> OBJECTIVE
Exactly retype the lines from the top of the data through the line containing "import numpy as np", leaving out every picture.

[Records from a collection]
————————
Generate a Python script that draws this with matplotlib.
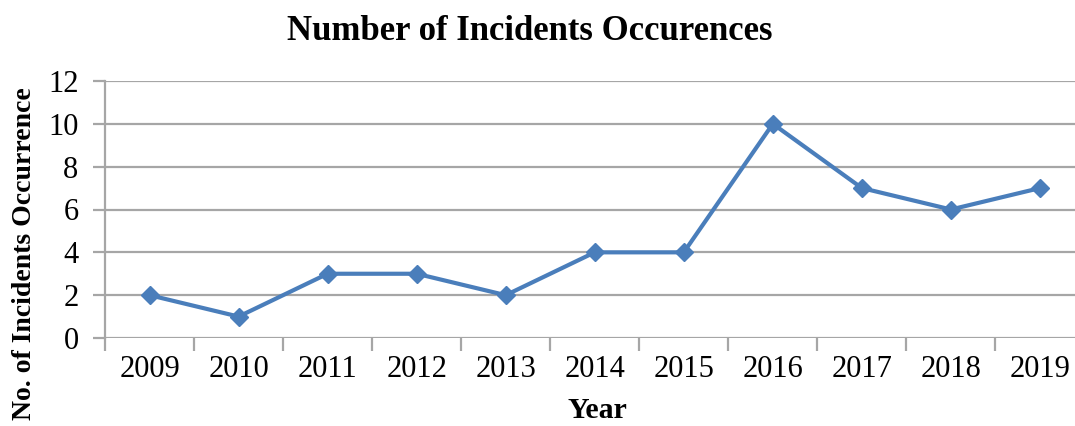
import matplotlib
matplotlib.use("Agg")
import matplotlib.pyplot as plt
import numpy as np

years = ["2009", "2010", "2011", "2012", "2013", "2014", "2015", "2016", "2017", "2018", "2019"]
incidents = [2, 1, 3, 3, 2, 4, 4, 10, 7, 6, 7]
y_ticks = [0, 2, 4, 6, 8, 10, 12]

plt.rcParams["font.family"] = ["Liberation Serif", "DejaVu Serif"]

fig = plt.figure(figsize=(10.75, 4.26), dpi=100)
ax = fig.add_axes([105 / 1075, 1 - 338 / 426, (1084.5 - 105) / 1075, (338 - 81) / 426])

x = np.arange(len(years))
ax.plot(x, incidents, color="#4A7EBB", linewidth=3, marker="D", markersize=9,
        markerfacecolor="#4A7EBB", markeredgecolor="#4A7EBB", zorder=3, clip_on=False)

ax.set_xlim(-0.5, len(years) - 0.5)
ax.set_ylim(0, 12)
ax.set_yticks(y_ticks)
ax.set_yticklabels([str(v) for v in y_ticks], fontsize=22)
ax.set_xticks(x)
ax.set_xticklabels(years, fontsize=22)
ax.set_xticks(np.arange(-0.5, len(years)), minor=True)

grid_color = "#A6A6A6"
ax.yaxis.grid(True, color=grid_color, linewidth=1.6)
ax.set_axisbelow(True)
for side in ["top", "right", "bottom"]:
    ax.spines[side].set_visible(False)
ax.spines["left"].set_color(grid_color)
ax.spines["left"].set_linewidth(1.6)

ax.tick_params(axis="y", direction="out", length=9, width=1.6, color=grid_color, pad=10)
ax.tick_params(axis="x", which="major", length=0, pad=12)
ax.tick_params(axis="x", which="minor", direction="out", length=9, width=1.6, color=grid_color)

fig.text(530 / 1075, 1 - 32 / 426, "Number of Incidents Occurences", ha="center", va="center",
         fontsize=25, fontweight="bold")
fig.text(597 / 1075, 1 - 410 / 426, "Year", ha="center", va="center", fontsize=21.5, fontweight="bold")
fig.text(25 / 1075, 1 - 254 / 426, "No. of Incidents Occurrence", ha="center", va="center",
         rotation=90, fontsize=20, fontweight="bold")

fig.savefig("out.png", dpi=100)
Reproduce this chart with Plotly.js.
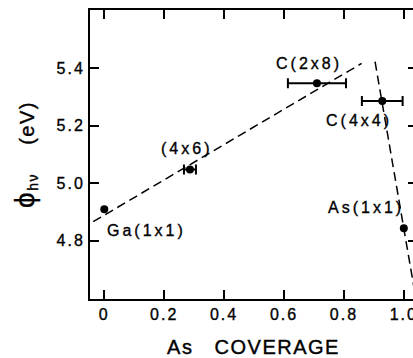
<!DOCTYPE html>
<html>
<head>
<meta charset="utf-8">
<script src="https://cdn.plot.ly/plotly-3.0.1.min.js"></script>
<style>
  html, body { margin: 0; padding: 0; background: #fff; overflow: hidden; }
  #chart { width: 430px; height: 358px; }
  .xtick text, .ytick text { letter-spacing: 2px; stroke: #000; stroke-width: 0.35px; }
  .xtitle, .ytitle { letter-spacing: 1.5px; stroke: #000; stroke-width: 0.4px; }
  .annotation-text { letter-spacing: 3px; stroke: #000; stroke-width: 0.35px; }
</style>
</head>
<body>
<div id="chart"></div>
<script>
// Measured points (As coverage vs photothreshold)
const coverage = [0, 0.286, 0.71, 0.928, 1.0];
const phi = [4.909, 5.048, 5.348, 5.286, 4.843];
const coverageErr = [NaN, 0.02, 0.097, 0.068, NaN];
const labels = ["Ga(1x1)", "(4x6)", "C(2x8)", "C(4x4)", "As(1x1)"];

// Dashed guide lines
const lineA_x = [-0.037, 0.859];
const lineA_y = [4.866, 5.417];
const lineB_x = [0.904, 1.044];
const lineB_y = [5.423, 4.576];

// Tick labels
const xTickVals = [0, 0.2, 0.4, 0.6, 0.8, 1.0];
const xTickText = ["0", "0.2", "0.4", "0.6", "0.8", "1.0"];
const yTickVals = [4.8, 5.0, 5.2, 5.4];
const yTickText = ["4.8", "5.0", "5.2", "5.4"];

const font = "Liberation Sans, Arial, Helvetica, DejaVu Sans, sans-serif";

const traces = [
  {
    x: lineA_x, y: lineA_y, mode: "lines",
    line: { color: "#000", width: 1.5, dash: "9px,5px" },
    hoverinfo: "skip", showlegend: false
  },
  {
    x: lineB_x, y: lineB_y, mode: "lines",
    line: { color: "#000", width: 1.5, dash: "9px,5px" },
    hoverinfo: "skip", showlegend: false
  },
  {
    x: coverage, y: phi, mode: "markers", text: labels,
    marker: { color: "#000", size: 8 },
    error_x: { type: "data", array: coverageErr, visible: true, color: "#000", thickness: 2, width: 5 },
    showlegend: false
  }
];

const annPos = [
  { x: 0.002, y: 4.837, xanchor: "left" },
  { x: 0.274, y: 5.122, xanchor: "center" },
  { x: 0.683, y: 5.418, xanchor: "center" },
  { x: 0.850, y: 5.217, xanchor: "center" },
  { x: 0.874, y: 4.916, xanchor: "center" }
];

const annotations = labels.map((t, i) => ({
  x: annPos[i].x, y: annPos[i].y, xref: "x", yref: "y",
  text: t, showarrow: false, xanchor: annPos[i].xanchor, yanchor: "middle",
  font: { family: font, size: 16, color: "#000" }
}));

const layout = {
  width: 430, height: 358,
  margin: { l: 90, r: 13, t: 10, b: 59 },
  paper_bgcolor: "#fff", plot_bgcolor: "#fff",
  font: { family: font, color: "#000" },
  xaxis: {
    range: [-0.0477, 1.044],
    tickvals: xTickVals, ticktext: xTickText,
    ticks: "inside", ticklen: 9, tickwidth: 2, tickcolor: "#000",
    showline: true, linewidth: 2, linecolor: "#000", mirror: "ticks",
    showgrid: false, zeroline: false,
    tickfont: { family: font, size: 16, color: "#000" },
    title: { text: "As\u00a0\u00a0\u00a0COVERAGE", font: { family: font, size: 20, color: "#000" }, standoff: 20 }
  },
  yaxis: {
    range: [4.597, 5.603],
    tickvals: yTickVals, ticktext: yTickText,
    ticks: "inside", ticklen: 9, tickwidth: 2, tickcolor: "#000",
    showline: true, linewidth: 2, linecolor: "#000", mirror: "ticks",
    showgrid: false, zeroline: false,
    tickfont: { family: font, size: 16, color: "#000" },
    title: {
      text: "<span style=\"font-size:28px\">\u03d5</span><sub>h\u03bd</sub>\u00a0\u00a0\u00a0\u00a0(eV)",
      font: { family: font, size: 20, color: "#000" }, standoff: 17
    }
  },
  annotations: annotations
};

Plotly.newPlot("chart", traces, layout, { displayModeBar: false, staticPlot: true });
</script>
</body>
</html>
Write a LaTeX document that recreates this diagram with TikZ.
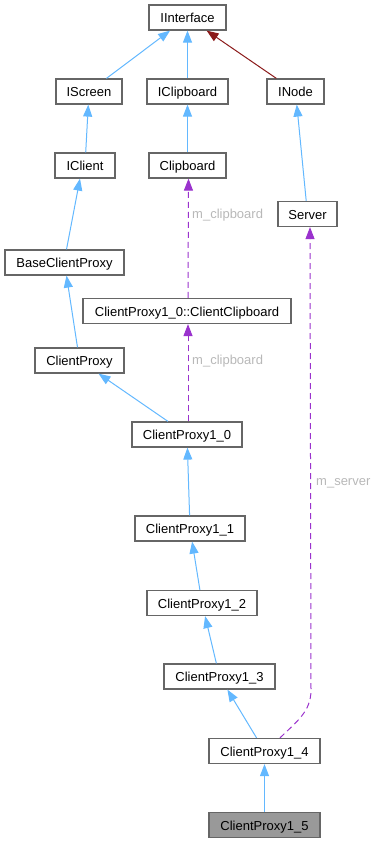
————————
> SOLUTION
Generate a Python script that draws this with matplotlib.
import matplotlib
matplotlib.use("Agg")
import matplotlib.pyplot as plt
import numpy as np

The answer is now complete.